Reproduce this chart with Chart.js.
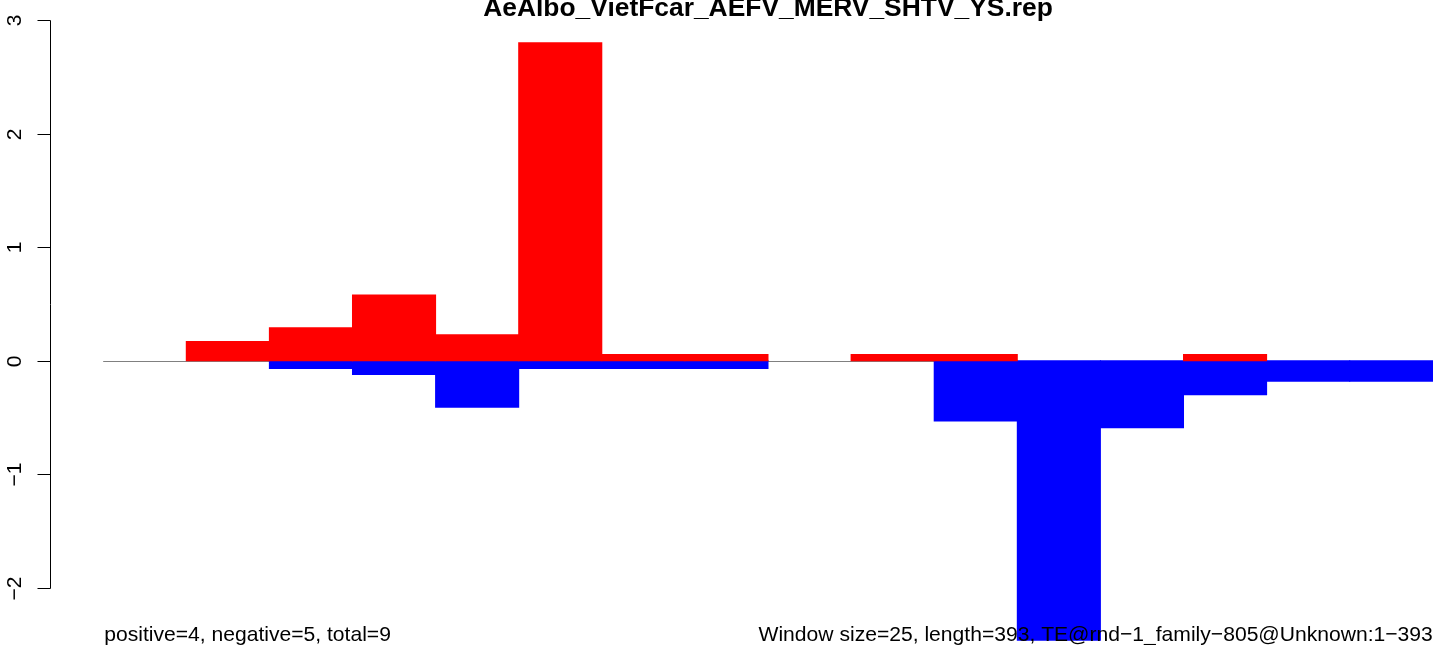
<!DOCTYPE html>
<html>
<head>
<meta charset="utf-8">
<script src="https://cdn.jsdelivr.net/npm/chart.js@4/dist/chart.umd.min.js"></script>
<style>
html, body { margin: 0; padding: 0; overflow: hidden; background: #fff; }
#wrap { width: 1500px; height: 680px; }
</style>
</head>
<body>
<div id="wrap"><canvas id="c" width="1500" height="680"></canvas></div>
<script>
// ---- data ----
const chartTitle = "AeAlbo_VietFcar_AEFV_MERV_SHTV_YS.rep";
const leftNote = "positive=4, negative=5, total=9";
const rightNote = "Window size=25, length=393, TE@rnd\u22121_family\u2212805@Unknown:1\u2212393";
const binCenters = [0.5, 1.5, 2.5, 3.5, 4.5, 5.5, 6.5, 7.5, 8.5, 9.5, 10.5, 11.5, 12.5, 13.5, 14.5, 15.5];
const positiveValues = [null, 0.17, 0.29, 0.58, 0.23, 2.80, 0.055, 0.055, null, 0.055, 0.055, null, null, 0.055, null, null];
const negativeValues = [null, null, -0.068, -0.12, -0.41, -0.068, -0.068, -0.068, null, null, -0.53, -2.46, -0.59, -0.30, -0.18, -0.18];
const yTickValues = [-2, -1, 0, 1, 2, 3];
const yTickLabels = ["\u22122", "\u22121", "0", "1", "2", "3"];
const xRange = [0, 16];

const FONT = '"Liberation Sans", Arial, Helvetica, sans-serif';

const decor = {
  id: 'decor',
  beforeDatasetsDraw(chart) {
    const ctx = chart.ctx, x = chart.scales.x, y = chart.scales.y;
    ctx.save();
    ctx.strokeStyle = '#808080';
    ctx.lineWidth = 1.2;
    const y0 = Math.round(y.getPixelForValue(0)) + 0.5;
    ctx.beginPath();
    ctx.moveTo(x.getPixelForValue(xRange[0]), y0);
    ctx.lineTo(x.getPixelForValue(xRange[1]), y0);
    ctx.stroke();
    ctx.restore();
  },
  afterDraw(chart) {
    const ctx = chart.ctx, x = chart.scales.x, y = chart.scales.y;
    const area = chart.chartArea;
    ctx.save();
    // y axis
    const ax = Math.round(area.left) + 0.5;
    ctx.strokeStyle = '#000';
    ctx.lineWidth = 1;
    ctx.beginPath();
    ctx.moveTo(ax, Math.round(y.getPixelForValue(yTickValues[yTickValues.length - 1])) + 0.5);
    ctx.lineTo(ax, Math.round(y.getPixelForValue(yTickValues[0])) + 0.5);
    ctx.stroke();
    ctx.fillStyle = '#000';
    ctx.font = '21px ' + FONT;
    yTickValues.forEach((v, i) => {
      const py = Math.round(y.getPixelForValue(v)) + 0.5;
      ctx.beginPath();
      ctx.moveTo(ax - 13, py);
      ctx.lineTo(ax, py);
      ctx.stroke();
      ctx.save();
      ctx.translate(ax - 30, py);
      ctx.rotate(-Math.PI / 2);
      ctx.textAlign = 'center';
      ctx.textBaseline = 'alphabetic';
      ctx.fillText(yTickLabels[i], 0, 0);
      ctx.restore();
    });
    // title
    ctx.font = 'bold 26.4px ' + FONT;
    ctx.textAlign = 'center';
    ctx.textBaseline = 'alphabetic';
    ctx.fillText(chartTitle, (area.left + area.right) / 2, 16);
    // notes
    ctx.font = '21.1px ' + FONT;
    ctx.textAlign = 'left';
    ctx.fillText(leftNote, x.getPixelForValue(xRange[0]) + 1, 641);
    ctx.textAlign = 'right';
    ctx.fillText(rightNote, x.getPixelForValue(xRange[1]), 641);
    ctx.restore();
  }
};

new Chart(document.getElementById('c'), {
  type: 'bar',
  data: {
    datasets: [
      {
        label: 'positive',
        data: binCenters.map((c, i) => ({ x: c, y: positiveValues[i] })),
        backgroundColor: '#FF0000',
        borderWidth: 0,
        inflateAmount: 0.5,
        grouped: false,
        barPercentage: 1,
        categoryPercentage: 1
      },
      {
        label: 'negative',
        data: binCenters.map((c, i) => ({ x: c, y: negativeValues[i] })),
        backgroundColor: '#0000FF',
        borderWidth: 0,
        inflateAmount: 0.5,
        grouped: false,
        barPercentage: 1,
        categoryPercentage: 1
      }
    ]
  },
  options: {
    responsive: false,
    animation: false,
    devicePixelRatio: 1,
    layout: { padding: { left: 50, right: 14, top: 19, bottom: 16 } },
    plugins: { legend: { display: false }, tooltip: { enabled: false }, title: { display: false } },
    scales: {
      x: { type: 'linear', min: -0.64, max: 16.64, display: false, offset: false },
      y: { type: 'linear', min: -2.67, max: 3.01, display: false }
    }
  },
  plugins: [decor]
});
</script>
</body>
</html>
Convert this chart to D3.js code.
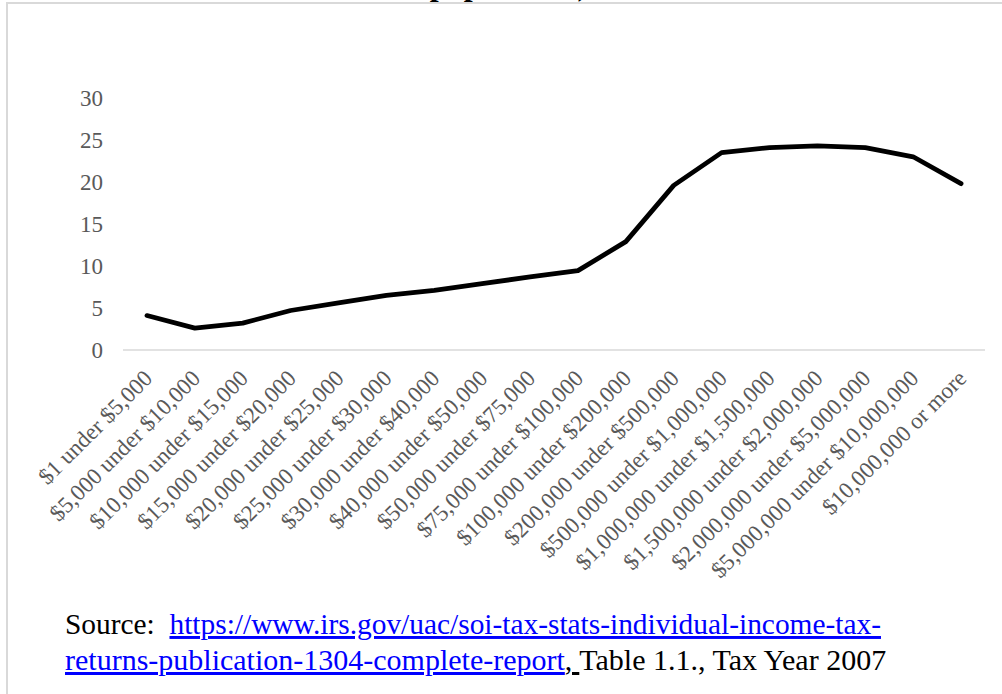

### Written task
Give every record back exactly as it reads, with no images.

### Exercise solution
Reproduce this chart with Chart.js.
<!DOCTYPE html>
<html>
<head>
<meta charset="utf-8">
<script src="https://cdn.jsdelivr.net/npm/chart.js@4/dist/chart.umd.min.js"></script>
<style>
html, body { margin: 0; padding: 0; overflow: hidden; background: #fff; }
#wrap { width: 1500px; height: 680px; }
</style>
</head>
<body>
<div id="wrap"><canvas id="c" width="1500" height="680"></canvas></div>
<script>
// ---- data ----
const chartTitle = "AeAlbo_VietFcar_AEFV_MERV_SHTV_YS.rep";
const leftNote = "positive=4, negative=5, total=9";
const rightNote = "Window size=25, length=393, TE@rnd\u22121_family\u2212805@Unknown:1\u2212393";
const binCenters = [0.5, 1.5, 2.5, 3.5, 4.5, 5.5, 6.5, 7.5, 8.5, 9.5, 10.5, 11.5, 12.5, 13.5, 14.5, 15.5];
const positiveValues = [null, 0.17, 0.29, 0.58, 0.23, 2.80, 0.055, 0.055, null, 0.055, 0.055, null, null, 0.055, null, null];
const negativeValues = [null, null, -0.068, -0.12, -0.41, -0.068, -0.068, -0.068, null, null, -0.53, -2.46, -0.59, -0.30, -0.18, -0.18];
const yTickValues = [-2, -1, 0, 1, 2, 3];
const yTickLabels = ["\u22122", "\u22121", "0", "1", "2", "3"];
const xRange = [0, 16];

const FONT = '"Liberation Sans", Arial, Helvetica, sans-serif';

const decor = {
  id: 'decor',
  beforeDatasetsDraw(chart) {
    const ctx = chart.ctx, x = chart.scales.x, y = chart.scales.y;
    ctx.save();
    ctx.strokeStyle = '#808080';
    ctx.lineWidth = 1.2;
    const y0 = Math.round(y.getPixelForValue(0)) + 0.5;
    ctx.beginPath();
    ctx.moveTo(x.getPixelForValue(xRange[0]), y0);
    ctx.lineTo(x.getPixelForValue(xRange[1]), y0);
    ctx.stroke();
    ctx.restore();
  },
  afterDraw(chart) {
    const ctx = chart.ctx, x = chart.scales.x, y = chart.scales.y;
    const area = chart.chartArea;
    ctx.save();
    // y axis
    const ax = Math.round(area.left) + 0.5;
    ctx.strokeStyle = '#000';
    ctx.lineWidth = 1;
    ctx.beginPath();
    ctx.moveTo(ax, Math.round(y.getPixelForValue(yTickValues[yTickValues.length - 1])) + 0.5);
    ctx.lineTo(ax, Math.round(y.getPixelForValue(yTickValues[0])) + 0.5);
    ctx.stroke();
    ctx.fillStyle = '#000';
    ctx.font = '21px ' + FONT;
    yTickValues.forEach((v, i) => {
      const py = Math.round(y.getPixelForValue(v)) + 0.5;
      ctx.beginPath();
      ctx.moveTo(ax - 13, py);
      ctx.lineTo(ax, py);
      ctx.stroke();
      ctx.save();
      ctx.translate(ax - 30, py);
      ctx.rotate(-Math.PI / 2);
      ctx.textAlign = 'center';
      ctx.textBaseline = 'alphabetic';
      ctx.fillText(yTickLabels[i], 0, 0);
      ctx.restore();
    });
    // title
    ctx.font = 'bold 26.4px ' + FONT;
    ctx.textAlign = 'center';
    ctx.textBaseline = 'alphabetic';
    ctx.fillText(chartTitle, (area.left + area.right) / 2, 16);
    // notes
    ctx.font = '21.1px ' + FONT;
    ctx.textAlign = 'left';
    ctx.fillText(leftNote, x.getPixelForValue(xRange[0]) + 1, 641);
    ctx.textAlign = 'right';
    ctx.fillText(rightNote, x.getPixelForValue(xRange[1]), 641);
    ctx.restore();
  }
};

new Chart(document.getElementById('c'), {
  type: 'bar',
  data: {
    datasets: [
      {
        label: 'positive',
        data: binCenters.map((c, i) => ({ x: c, y: positiveValues[i] })),
        backgroundColor: '#FF0000',
        borderWidth: 0,
        inflateAmount: 0.5,
        grouped: false,
        barPercentage: 1,
        categoryPercentage: 1
      },
      {
        label: 'negative',
        data: binCenters.map((c, i) => ({ x: c, y: negativeValues[i] })),
        backgroundColor: '#0000FF',
        borderWidth: 0,
        inflateAmount: 0.5,
        grouped: false,
        barPercentage: 1,
        categoryPercentage: 1
      }
    ]
  },
  options: {
    responsive: false,
    animation: false,
    devicePixelRatio: 1,
    layout: { padding: { left: 50, right: 14, top: 19, bottom: 16 } },
    plugins: { legend: { display: false }, tooltip: { enabled: false }, title: { display: false } },
    scales: {
      x: { type: 'linear', min: -0.64, max: 16.64, display: false, offset: false },
      y: { type: 'linear', min: -2.67, max: 3.01, display: false }
    }
  },
  plugins: [decor]
});
</script>
</body>
</html>
Convert this chart to D3.js code.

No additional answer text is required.